Medford's "Saxophone Santa" has the green light to play on this season.

Medford's "Saxophone Santa" has the green light to play on this season.

Ordered by police Friday to cease saxophone solos in front of his East Jackson Street home, Ron Bartlett received a variance to the city's unnecessary noise ordinance Tuesday afternoon. Public outcry over the police department's position prompted officials to grant a permit for the retired band teacher, said Deputy Police Chief Tim George.

"We have been taken care of," Bartlett said, praising the efforts of police Lt. Bob Hansen, who hand-delivered paperwork to Bartlett's home.

"All I had to do was sit back and watch it all materialize."

With approval from City Manager Mike Dyal, Bartlett is allowed to play his alto saxophone between 5 p.m. and 10 p.m. through Christmas.

The 78-year-old said he planned serenades tonight and through the weekend, weather permitting. A short Christmas Eve concert is likely once he and his wife, Gloria, return from an evening church service, Bartlett said.

Bartlett's impromptu performances have become a Medford tradition over the past 10 years. Dressed as Santa Claus, Bartlett accompanies singing and dancing figurines on his front lawn, part of an elaborate holiday lights display.

Having Medford Mayor Gary Wheeler as a band student at Hedrick Middle School years ago probably gave a "jolly old elf" advantage over a neighbor who had lodged a complaint, Bartlett said. But George admitted that he and other police officials had personal reasons to ensure the show went on.

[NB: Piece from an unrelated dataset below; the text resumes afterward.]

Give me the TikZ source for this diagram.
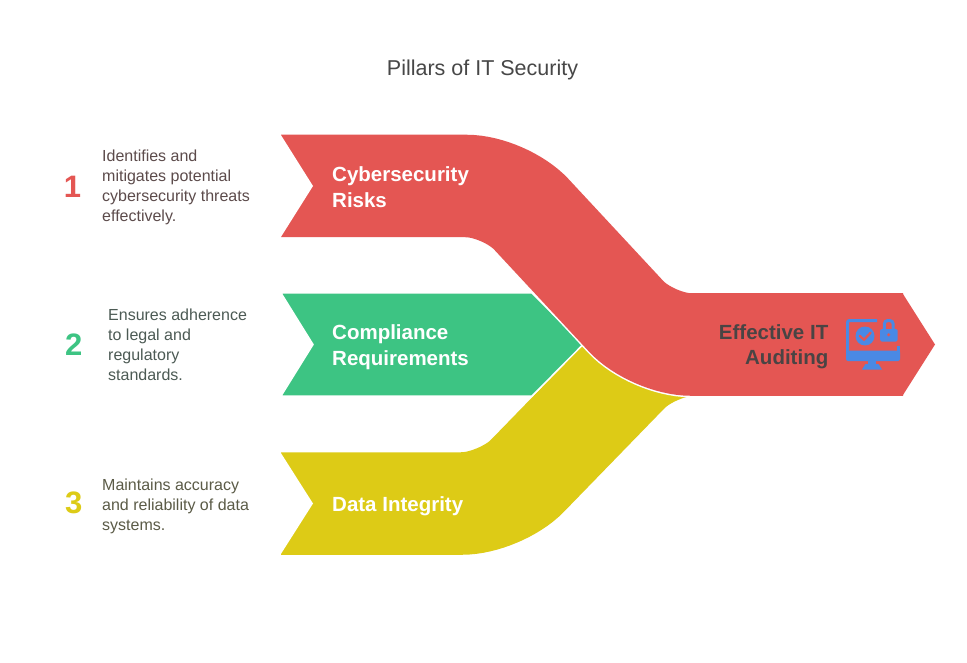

"When my kids were little, that was one of the stops we had to make," George said. "We had pressure from within — from our own families."

The Police Department also is providing traffic barriers for the neighbor who initially complained about noise from Bartlett's saxophone but, in a later conversation with Hansen, referred to vehicles pulling into her driveway, George said, adding that the neighbor is satisfied with the resolution.

The Bartletts said police did not reveal the identity of their unhappy neighbor although they guessed it was not a newcomer to the neighborhood. George declined to identify the neighbor involved.

"She's already feeling bad because she's the Grinch," he said.

Although a measure of harmony prevailed, Bartlett said he plans to renew the permit next year to "make it legal."

"I'll do what's necessary to keep everybody happy," he said.

"He's going to try to blow a little bit softer," Gloria Bartlett added.